The Deputy Minister of Health and Wellbeing said smoke-free spaces are a key element of our tobacco control measures.

Deputy Minister for Mental Health and Wellbeing, Lynne Neagle, said: “I have recently announced our ambition to be smoke free by 2030 and through our public consultation we have started a conversation on how we can achieve this.

‘Wales has led in making a number of public places smoke free including playgrounds and school grounds. I recognise that smoke-free spaces can play an important role in reducing health and environmental risks. It’s important we respect our surroundings and be mindful of how our actions may impact our beautiful Welsh landscapes as well as our own health and the health of others.”

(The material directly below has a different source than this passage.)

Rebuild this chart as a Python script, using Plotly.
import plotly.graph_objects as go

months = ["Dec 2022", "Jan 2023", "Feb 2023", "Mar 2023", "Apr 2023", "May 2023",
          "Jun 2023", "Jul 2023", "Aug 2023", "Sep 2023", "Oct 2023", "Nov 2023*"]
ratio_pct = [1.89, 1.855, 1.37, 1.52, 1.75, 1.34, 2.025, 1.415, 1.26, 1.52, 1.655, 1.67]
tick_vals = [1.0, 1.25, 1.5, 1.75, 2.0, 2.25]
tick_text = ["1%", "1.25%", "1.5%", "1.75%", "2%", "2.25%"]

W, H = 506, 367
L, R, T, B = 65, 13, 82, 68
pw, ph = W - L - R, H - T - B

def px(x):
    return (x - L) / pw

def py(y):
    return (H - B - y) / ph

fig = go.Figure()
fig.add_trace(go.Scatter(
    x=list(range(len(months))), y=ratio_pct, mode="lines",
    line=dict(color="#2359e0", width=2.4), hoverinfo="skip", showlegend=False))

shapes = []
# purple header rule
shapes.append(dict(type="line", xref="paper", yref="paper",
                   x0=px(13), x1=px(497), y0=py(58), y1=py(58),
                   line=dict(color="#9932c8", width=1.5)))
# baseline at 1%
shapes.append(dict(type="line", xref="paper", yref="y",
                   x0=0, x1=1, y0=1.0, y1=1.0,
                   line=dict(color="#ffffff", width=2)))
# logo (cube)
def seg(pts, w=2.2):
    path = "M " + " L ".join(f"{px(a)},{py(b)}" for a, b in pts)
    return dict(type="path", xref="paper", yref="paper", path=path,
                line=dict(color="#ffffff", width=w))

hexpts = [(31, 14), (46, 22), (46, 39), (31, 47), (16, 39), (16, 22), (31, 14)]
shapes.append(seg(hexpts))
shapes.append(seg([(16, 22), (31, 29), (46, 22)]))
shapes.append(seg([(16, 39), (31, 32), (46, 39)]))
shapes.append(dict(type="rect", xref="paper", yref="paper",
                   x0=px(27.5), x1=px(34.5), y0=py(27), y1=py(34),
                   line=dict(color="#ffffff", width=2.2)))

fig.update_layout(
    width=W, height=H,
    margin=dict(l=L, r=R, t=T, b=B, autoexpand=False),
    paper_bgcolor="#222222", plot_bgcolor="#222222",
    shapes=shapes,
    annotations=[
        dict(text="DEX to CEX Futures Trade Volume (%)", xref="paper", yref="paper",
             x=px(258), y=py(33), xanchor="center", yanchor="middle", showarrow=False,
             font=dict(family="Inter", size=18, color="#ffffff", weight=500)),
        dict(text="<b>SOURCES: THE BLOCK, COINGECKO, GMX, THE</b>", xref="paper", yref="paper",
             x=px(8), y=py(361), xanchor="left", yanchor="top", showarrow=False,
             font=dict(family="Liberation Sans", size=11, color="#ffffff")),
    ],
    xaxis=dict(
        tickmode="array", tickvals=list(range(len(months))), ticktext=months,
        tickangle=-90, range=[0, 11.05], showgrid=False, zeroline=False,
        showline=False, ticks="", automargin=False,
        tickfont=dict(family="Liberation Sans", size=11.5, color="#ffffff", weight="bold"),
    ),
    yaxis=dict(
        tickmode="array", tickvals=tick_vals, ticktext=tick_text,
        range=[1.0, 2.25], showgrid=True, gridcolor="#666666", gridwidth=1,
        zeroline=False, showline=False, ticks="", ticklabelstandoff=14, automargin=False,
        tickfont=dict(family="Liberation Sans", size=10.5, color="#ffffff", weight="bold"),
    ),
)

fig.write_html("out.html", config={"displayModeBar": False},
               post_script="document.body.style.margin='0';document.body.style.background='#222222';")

Deputy Minister for Climate Change Lee Waters said Welsh Government is now considering ways to address the cigarette-litter issue.

Deputy Minister for Climate Change Lee Waters said: “I welcome the annual beach litter surveys which provide valuable data on the litter problems affecting our marine environment.

‘It is disappointing to see people are still not disposing of their cigarette butts responsibly. There is really no excuse for this type of behaviour and the impacts it has on our beautiful coastline.

‘The Welsh Government remains committed to abolishing the most commonly littered single use plastics and we are considering the options for dealing with cigarette filters.”

Despite the significant rise in cigarette butt waste on Welsh beaches, the overall amount of Welsh litter has fallen. This year volunteers relayed that the average litter recorded per 100m was 414.4 kg, a significant decrease from 2017 where 677 kg was collected. However, it is clear more needs to be done to tackle cigarette litter on our coastline.